I thought I should add in!

Not all car's at any railway station carparks are commuter or worker vehicles, many car's you'll find are people who use to abuse the carparks spaces simply because it's free parking

If you have a look in Wagga Wagga, the average parked car's are normally around 5 to 7 car's for the workers, very few commuter car's would be parked there and the rest are illegally parked

In my opinion, the station staff should be allowed to:-

1) Fine illegally parked car's, unless given permission by the station master to park into any of the zoned space
and a fee must be paid upfront to use the zoned space

2) Have all commuter car's booked in, with a small parking fee under $5 will be great nobody can complain about it anything under $5! You all like coffee so "WHY NOT!"

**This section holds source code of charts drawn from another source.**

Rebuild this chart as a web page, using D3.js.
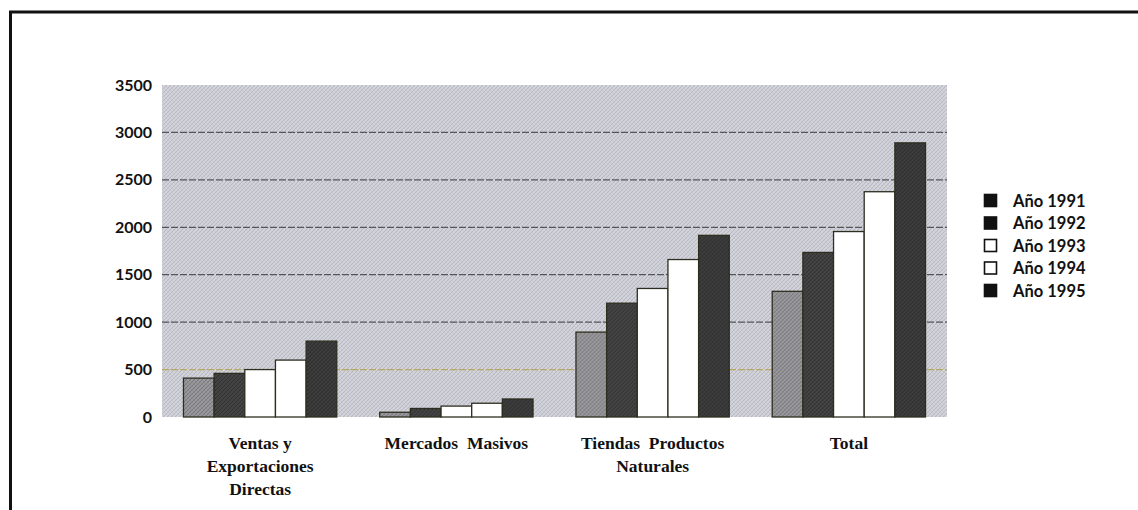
<!DOCTYPE html>
<html>
<head>
<meta charset="utf-8">
<script src="https://cdn.jsdelivr.net/npm/d3@7"></script>
<style>
  html, body { margin: 0; padding: 0; background: #fff; }
  svg { display: block; }
</style>
</head>
<body>
<svg id="chart" width="1138" height="510"></svg>
<script>
// ---- data ----
const categories = [
  ["Ventas y", "Exportaciones", "Directas"],
  ["Mercados  Masivos"],
  ["Tiendas  Productos", "Naturales"],
  ["Total"]
];
const categoryKeys = ["Ventas", "Mercados", "Tiendas", "Total"];
const years = ["Año 1991", "Año 1992", "Año 1993", "Año 1994", "Año 1995"];
const v1991 = [410, 50, 895, 1325];
const v1992 = [460, 90, 1200, 1735];
const v1993 = [500, 115, 1355, 1955];
const v1994 = [600, 145, 1660, 2375];
const v1995 = [800, 190, 1915, 2890];
const series = [v1991, v1992, v1993, v1994, v1995];
const yTicks = [0, 500, 1000, 1500, 2000, 2500, 3000, 3500];

// ---- styles ----
const barFills = ["url(#hatchMid)", "url(#hatchDark)", "#ffffff", "#ffffff", "url(#hatchDark2)"];
const legendFills = ["#111111", "#111111", "#ffffff", "#ffffff", "#111111"];

const svg = d3.select("#chart");
const margin = { left: 162, right: 1138 - 947, top: 85, bottom: 510 - 417 };
const W = 1138, H = 510;

// patterns
const defs = svg.append("defs");
function hatch(id, base, line, lineOpacity) {
  const p = defs.append("pattern").attr("id", id)
    .attr("patternUnits", "userSpaceOnUse").attr("width", 4).attr("height", 4);
  p.append("rect").attr("width", 4).attr("height", 4).attr("fill", base);
  p.append("path").attr("d", "M0,4 L4,0 M-1,1 L1,-1 M3,5 L5,3")
    .attr("stroke", line).attr("stroke-width", 0.9).attr("stroke-opacity", lineOpacity);
  p.append("path").attr("d", "M0,0 L4,4")
    .attr("stroke", line).attr("stroke-width", 0.6).attr("stroke-opacity", lineOpacity * 0.6);
}
hatch("bgHatch", "#d3d4dc", "#a4a4ae", 0.65);
hatch("hatchMid", "#9a9a9e", "#6c6c70", 0.8);
hatch("hatchDark", "#454545", "#2a2a2a", 0.8);
hatch("hatchDark2", "#3e3e3e", "#262626", 0.8);

// frame (top + left)
svg.append("line").attr("x1", 9).attr("x2", W).attr("y1", 12).attr("y2", 12)
  .attr("stroke", "#111").attr("stroke-width", 3);
svg.append("line").attr("x1", 10.5).attr("x2", 10.5).attr("y1", 11).attr("y2", H)
  .attr("stroke", "#111").attr("stroke-width", 3);

// scales
const x = d3.scaleBand().domain(categoryKeys)
  .range([margin.left, W - margin.right]).paddingInner(0).paddingOuter(0);
const xi = d3.scaleBand().domain(d3.range(years.length))
  .range([0, x.bandwidth()]).paddingInner(0).paddingOuter(0.7);
const y = d3.scaleLinear().domain([0, 3500]).range([H - margin.bottom, margin.top]);

// plot background
svg.append("rect")
  .attr("x", margin.left).attr("y", margin.top)
  .attr("width", W - margin.right - margin.left)
  .attr("height", H - margin.bottom - margin.top)
  .attr("fill", "url(#bgHatch)");

// gridlines
svg.append("g").selectAll("line")
  .data(yTicks.filter(t => t > 0 && t < 3500))
  .join("line")
  .attr("x1", margin.left).attr("x2", W - margin.right)
  .attr("y1", d => y(d)).attr("y2", d => y(d))
  .attr("stroke", d => d === 500 ? "#b8a860" : "#55555c")
  .attr("stroke-width", 1.2)
  .attr("stroke-dasharray", "7,2");

// y axis labels
const yAxis = d3.axisLeft(y).tickValues(yTicks).tickFormat(d3.format("d"))
  .tickSize(0).tickPadding(10);
const gy = svg.append("g").attr("transform", `translate(${margin.left},0)`).call(yAxis);
gy.select(".domain").remove();
gy.selectAll("text")
  .attr("font-family", "Lato, 'DejaVu Sans', sans-serif")
  .attr("font-weight", "bold").attr("font-size", 16).attr("fill", "#111");

// bars
const groups = svg.append("g").selectAll("g")
  .data(categoryKeys).join("g")
  .attr("transform", d => `translate(${x(d)},0)`);
groups.selectAll("rect")
  .data((d, ci) => series.map((s, si) => ({ si, v: s[ci] })))
  .join("rect")
  .attr("x", d => xi(d.si))
  .attr("width", xi.bandwidth())
  .attr("y", d => y(d.v))
  .attr("height", d => y(0) - y(d.v))
  .attr("fill", d => barFills[d.si])
  .attr("stroke", "#2e2e20")
  .attr("stroke-width", 1.3);

// category labels
const cl = svg.append("g").selectAll("text")
  .data(categories).join("text")
  .attr("x", (d, i) => x(categoryKeys[i]) + x.bandwidth() / 2)
  .attr("y", 449)
  .attr("text-anchor", "middle")
  .attr("font-family", "'Liberation Serif', 'Times New Roman', serif")
  .attr("font-weight", "bold").attr("font-size", 17.5).attr("fill", "#111")
  .style("white-space", "pre");
cl.selectAll("tspan")
  .data(d => d).join("tspan")
  .attr("x", function () { return d3.select(this.parentNode).attr("x"); })
  .attr("dy", (d, i) => i === 0 ? 0 : 23)
  .text(d => d);

// legend
const lg = svg.append("g").attr("transform", "translate(984,194)");
const items = lg.selectAll("g").data(years).join("g")
  .attr("transform", (d, i) => `translate(0,${i * 22.5})`);
items.append("rect")
  .attr("x", 0.5).attr("y", 0.5).attr("width", 12).attr("height", 12)
  .attr("fill", (d, i) => legendFills[i])
  .attr("stroke", "#111").attr("stroke-width", 1.6);
items.append("text")
  .attr("x", 29).attr("y", 12.5)
  .attr("font-family", "Lato, 'DejaVu Sans', sans-serif")
  .attr("font-weight", "bold").attr("font-size", 16.5).attr("fill", "#111")
  .text(d => d);
</script>
</body>
</html>
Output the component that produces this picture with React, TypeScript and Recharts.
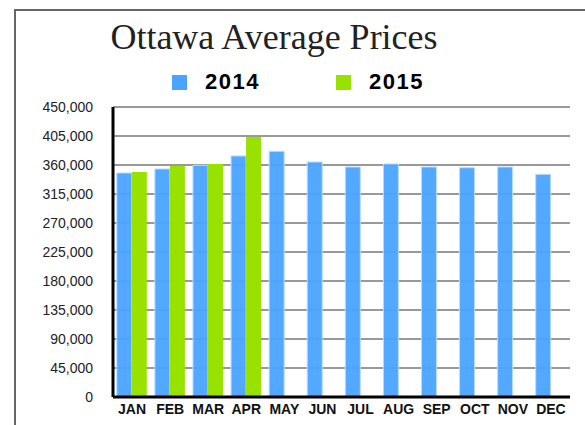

3) If any vehicle is parked in the carpark for no more than 3 day's, the railway station staff has the right to have the vehicle towed away at NO cost to the railway's itself!

Any illegally parked car owners must, pay for the tow truck and the fine they received within a certain time frame or face court action

This will certainly teach them never to abuse the railway station carparks!
Cars deemed parked illegally can be towed to the car owners cost now, all these systems are there,, but yes in a commuter car park its hard to know. One of the advantages of stations like Kellyville etc is that the station car park has almost no value for other purposes. Where as a commuter carpark that part of a major complex, is more difficult.

I agree with the small fee or at least swipe your Opal card and if not used then a commercial rate carpark fee is charged.
RTT_Rules
That's correct, I know the system already is available Smile

I almost forgot about the use of the Opal card, I haven't been on a train in a few year's now since 2014!